Good Things Friday (223) and Link Love
June 2, 2023
1. Week one of camp for JB: so far so good! This is a new one for all of us so we (JB and I, separately) were slightly apprehensive. Them: what if no one likes me?
Me: what if it’s run by untrustworthy bastards?
They found two familiar faces and two more kids from their school, so that was their concern allayed. I spent the whole first day camped out in the waiting area to keep an eye on things. My butt wasn’t pleased by the hours on a hard chair but my worrywart soul was appeased.
2. WE MADE IT TO FRIDAY. OMG.
I feel like the Frugalwoods must have been following the wrong people before dreaming of growing all their food. I started following one farmer friend years ago (Neolithic Sheep) and learned immediately that, physical limitations aside, I didn’t ever want to HAVE to grow all my own food. It’s an unfathomable amount of work. The chores never stop, the harvest comes when the harvest comes, and you’re never guaranteed a harvest which is especially stark if you’re depending on it. I like the idea of growing some of my own food on a very small scale, like we do with the potatoes. A few harvests are a treat, and fun, with long periods of growth in between.
I know about the looming crisis with the debt ceiling fight though I can’t wrap my head around the details at the moment. What I do find easy to understand is that a default would hurt a hell of a lot of real people, none of whom the politicians care about: Financial Concerns – How a U.S. government debt default would affect my military family
Jane Fonda Shades Redford, Disses Godard, Dishes On Hepburn In No-Holds-Barred Appearance In Cannes: “We would shoot sometimes 14 hours a day,” she noted. “And Lee Marvin took me aside and he said, ‘Fonda, we’re the stars of this movie. If we allow them to work us so many hours, we’re not the ones that get hurt. It’s the crew. We have to stand up for the workers, for the crew, and we have to refuse to work these long hours. We have to stand up for the crew.’ And that had never occurred to me. That was a huge lesson from Lee Marvin….
…
on the issue of climate change:
“We still have reason to be hopeful if we do everything right. But I’m saying this is serious. We’ve got about seven, eight years to cut ourselves in half of what we use of fossil fuels,” she said. “And unfortunately, the people that have the least responsibility for it are hit the hardest — Global South, people on islands, poor people of color. It is a tragedy that we have to absolutely stop. We have to arrest and jail those men — they’re all men – [responsible for the crisis].”

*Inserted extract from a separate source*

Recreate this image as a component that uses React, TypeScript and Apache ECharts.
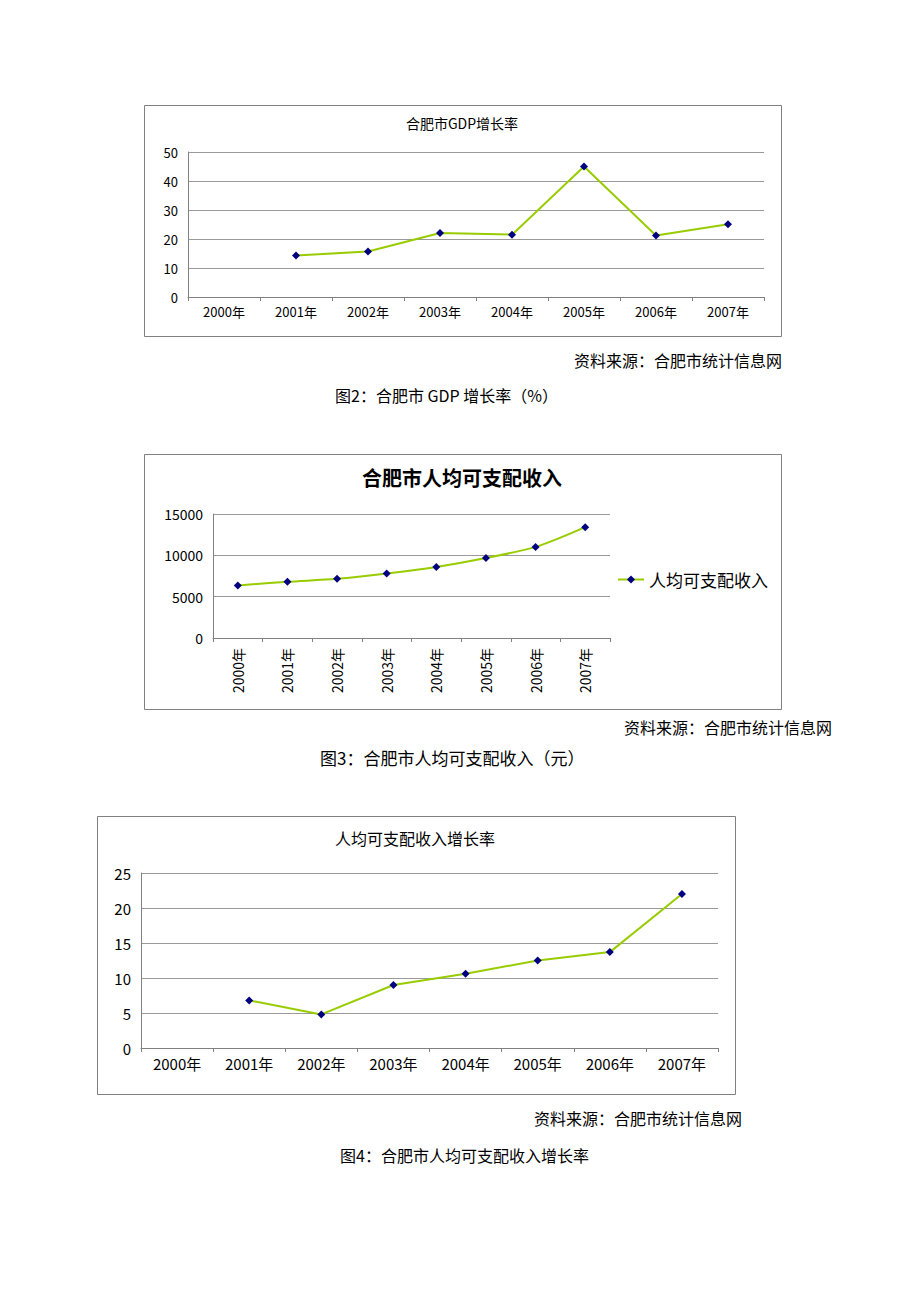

I saw that FW’s post and was like, how could you not know this going into it? Homesteading sucks! It is more than a full-time job and most farmers have done some form of specialization since the agricultural revolution back in like the 18th century and likely earlier (there definitely was specialization, but I’m not sure about the more than 50% of “most” prior to the agricultural revolution). My thought was like, have you never lived somewhere where a neighbor has grown too much zucchini? I can’t imagine uprooting without doing more research into it. I hadn’t actually realized until that post that they had thought they would grow most of their food. It’s a good post and I don’t want to shame learning, but also… I have to wonder about the surprise aspect.
A big problem with debt ceiling talks is that the democrats actually do care, so the American people continue to be held hostage by republican politicians. If they didn’t care, then they could choose to not negotiate and republicans would lose the game of chicken.
Yes it’s well written and of course it’s always good to learn! It’s just their surprise very much surprised me.
I’m so tired of the country being held hostage to Republican politicians.
All their food = wheat? Dairy? I was a little shocked that anyone doesn’t know how much time and acreage is required to not be malnourished in the winter. Since well before the Romans put up cities people have been outsourcing food production. But yeah, kind of almost charmingly naive except farming is brutally hard work. My dad grew up in a farming family and they lived very near poverty and it was literally sunrise to sunset all summer long.
I would absolutely immediately fall over on the lack of rice paddies and wheat fields. I need my rice! And other carbs!
My grandparents were farmers and they had to work well over a hundred acres in order to make enough to support their family.
I told a gardener that I was disappointed to have gotten so few potatoes when I planted half of my garden box with potatoes. He said yeah you need an acre for that. An acre!
AN ACRE! Thank goodness I have really low expectations. XD I’ll be happy to get 2-4 harvests of a half colander at a time each year.